Доктор Брэнэр — так называли все горбатую одноглазую старушку — больно не делала: водила холодной слушалкой по груди и по спине и заглядывала в рот, давя железной плоской палочкой на язык аж до рвотного кашля. Но на этом все неприятные ощущения заканчивались, а начинались вещи, скорее похожие на игру. Лечебная физкультура, грязевые процедуры (а уж там запахи во!). Настоящие неприятности начались с приближением зимы, и не в поликлинике, а в детском саду.
Чулки и мальчики, и девочки носили одинаковые. А это значит — лифчики на груди или резиновые колечки на ногах. В садике разрешали только лифчики.
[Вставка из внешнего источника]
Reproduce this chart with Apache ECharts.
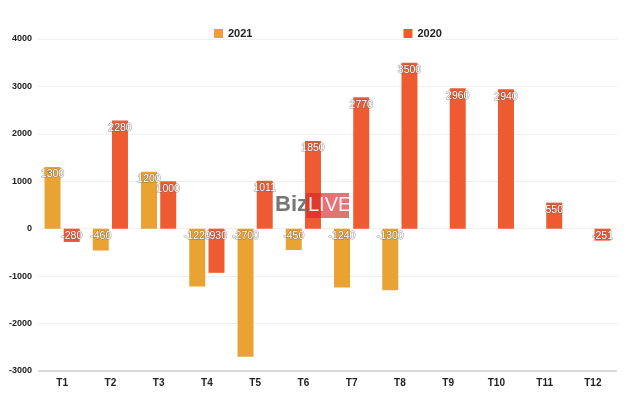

Миша считал, что мальчиковые застёгиваются спереди, а у девочек — сбоку. Чулки надевали всем примерно в одно и то же время, и только Мише — в связи с его ревматизмом — раньше всех. Это вызывало противное злорадство у всех детей: — У-у, зима напала! На Мамалыгу зима напала! У-у-у!
Миша вздыхал и терпел. Ему объяснили дома, что это так нужно, чтобы ноги не «крутило». А у Миши «крутило». Перед каждым дождём Миша лежал, с силой поджав ноги, и беззвучно плакал, потому что ноги, и в самом деле, просто закручивало болью. Колени опухали. Боль не давала отдохнуть и нельзя было найти такую позу, от которой стало бы хоть чуть-чуть полегче. Мама растирала эти ненавистные ноги водкой, и водочный запах прочно связался в Мишиной памяти с облегчением, избавлением от боли. Когда после многочасовой боли становилось легче, он вздыхал послеплачевым прерывистым вдохом и говорил, прижимаясь к маме, что, когда вырастет, обязательно женится на ней, и пусть папа даже не обижается. Папе он купит зелёные брюки.